PROTECTING THE LEGACY
But Lorraine and Dana also wanted to protect what they had worked so long to build.
When the Franklins bought what many now call “WAGS,” it had changed hands several times in the 1970s and 1980s, including two years of ownership by Dana’s parents, Gordon and Flora Franklin. In 1986, Lorraine and Dana, then owners of a dairy farm, took advantage of the “whole herd buyout” program to leave farming and started a Vermont’s Own Products store in Shelburne.
In 1989, they opted to buy WAGS, located on Route 17 about two miles from the bridge, instead of expand their other business into the University Mall, and Lorraine has since also run Champ’s Trading Post on their former farm property, which lies between WAGS and the bridge.
Lorraine said Dana had worked for his parents at the store and already had ideas of how to make it successful.
“He knew what the store needed,” she said. “He saw the potential for growth.”
On Nov. 7, 2011, the new bridge came online. While Lorraine said nothing will ever restore the losses WAGS and other area businesses suffered, the cash flow is now as good or better than ever with the status quo restored.
“Not long after the bridge re-opened, things went well, in some cases better than it was,” Franklin said.
And after a years-long unplanned delay, the family deal got back on track. With a combination of owner and bank financing, on Friday, June 21, Cheri and Scott Petrin bought the WAGS business from Dana and Lorraine Franklin in an agreement that includes an option to purchase the real estate down the road.
Lorraine said she and Dana are thrilled to finally pass on WAGS to the next generation.
“Every parent would like to see their children carry on … their legacy,” Franklin said. “It’s hugely satisfying.”
Cheri said she and Scott are thrilled to see what they have worked toward actually happen, even if it was a dream deferred.
“We’re very happy. It’s only been a few days … but it’s all coming together,” she said on Monday.
FAMILY TIES
But there’s even more to the story — the Franklin family works together happily on several ventures.
Cheri and Scott have a nine-month-old son, Chace, and she decided to give up managing Vermont’s Own Products in Middlebury. Enter Jamie Vezina, Dana and Lorraine Franklin’s son Stephen’s girlfriend, who is now running a Main Street store that Lorraine said is thriving.
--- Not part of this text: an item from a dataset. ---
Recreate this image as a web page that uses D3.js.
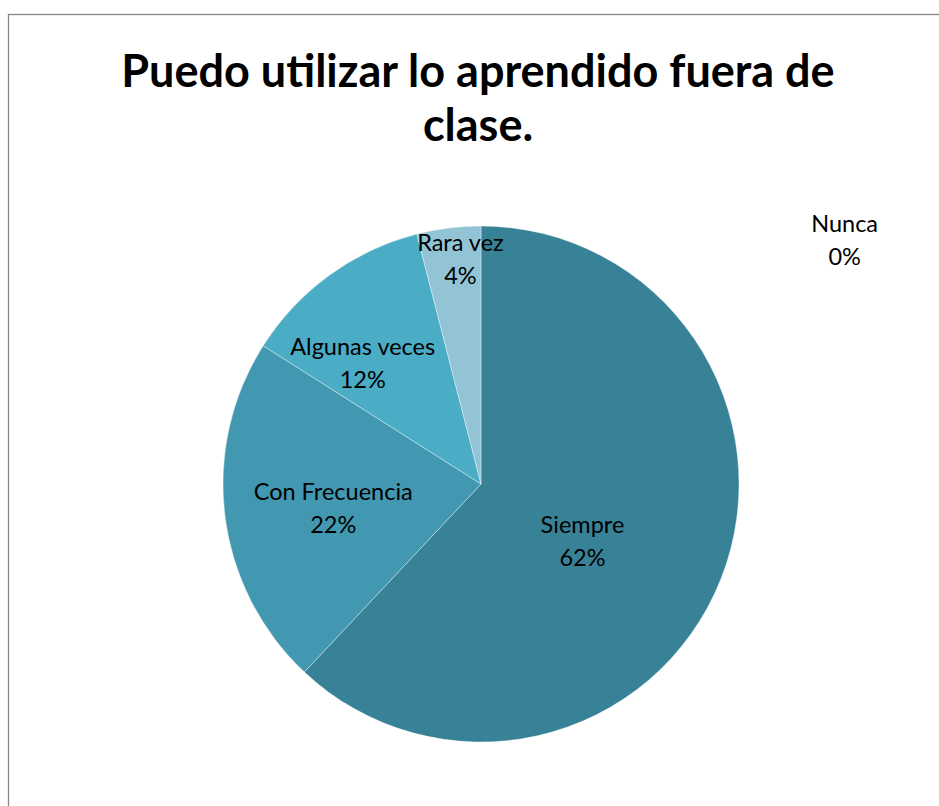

Meanwhile, Dana and Stephen will work together to grow the Internet side of the Vermont’s Own business. And Lorraine and Cheri are partners in a wedding planning venture, An Affair By The Lake, and already have several 2014 bookings for a Victorian property the family owns near the east end of the bridge.
Cheri said the family ventures all seem to run smoothly, for which she “very much” feels lucky.
“We kind of all have our own thing. We work together, but we each have our own space, too,” she said. “We get along really well, and it just seems to work.”
And despite all the difficulties and delay, so did the deal for WAGS.
“It all had a happy ending,” Cheri said.